The recurring revenue model is what separates pool service from other trades. A weekly chemical-and-clean route customer pays $120-$200 per month on an indefinite subscription. A platform with 5,000 active route customers is carrying $8-$12 million in predictable annual revenue before any repair, equipment, or renovation work. Repair pull-through adds another 40-60 percent on top. The unit economics only work when route density is high - a technician who services 15 pools per day at 10 minutes of drive time is profitable; the same technician at 30 minutes of drive time is not.

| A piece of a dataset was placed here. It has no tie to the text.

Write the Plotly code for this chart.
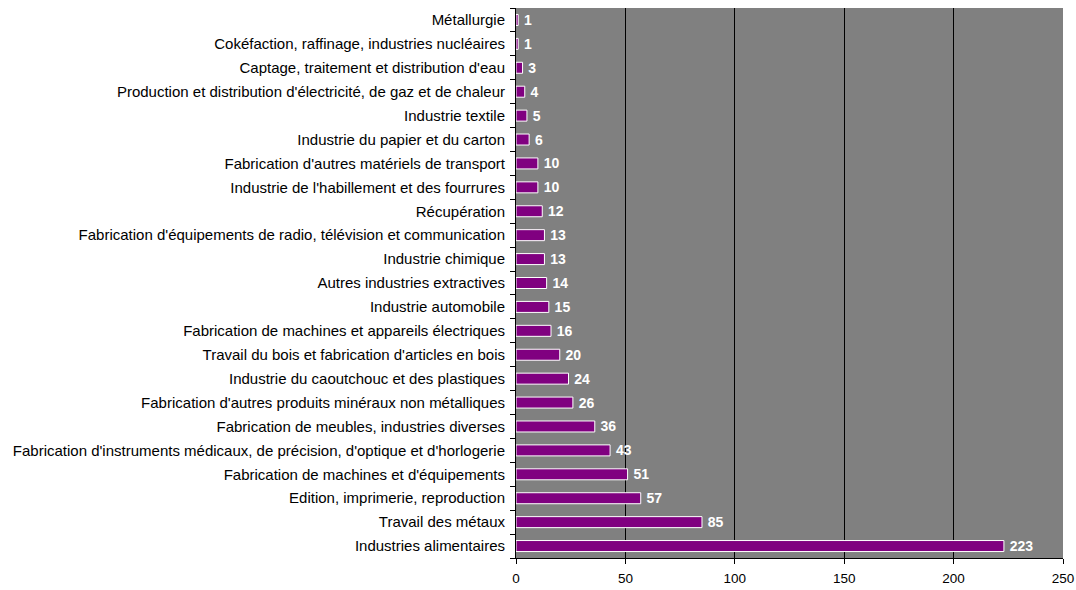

The consolidation has accelerated. SPS PoolCare (Imperial Dade-adjacent thesis) has executed 191 acquisitions since 2021. Pool Corporation (distribution) remains the public-market anchor. Independent Pool & Spa Service Association members are being acquired at 5-8 times EBITDA for route books and 9-12 times for platforms with repair plus retail mix. The gap gets closed through integration onto unified scheduling, route optimisation, and chemical purchasing.
Then there is the equipment replacement cycle. Pool heaters have a 10-12 year life, pumps 8-10 years, filters 15-20 years. A platform that owns the service relationship captures the replacement revenue (often $3,000-$8,000 per job) and protects the route at the same time. Equipment margin plus route retention is the durable edge.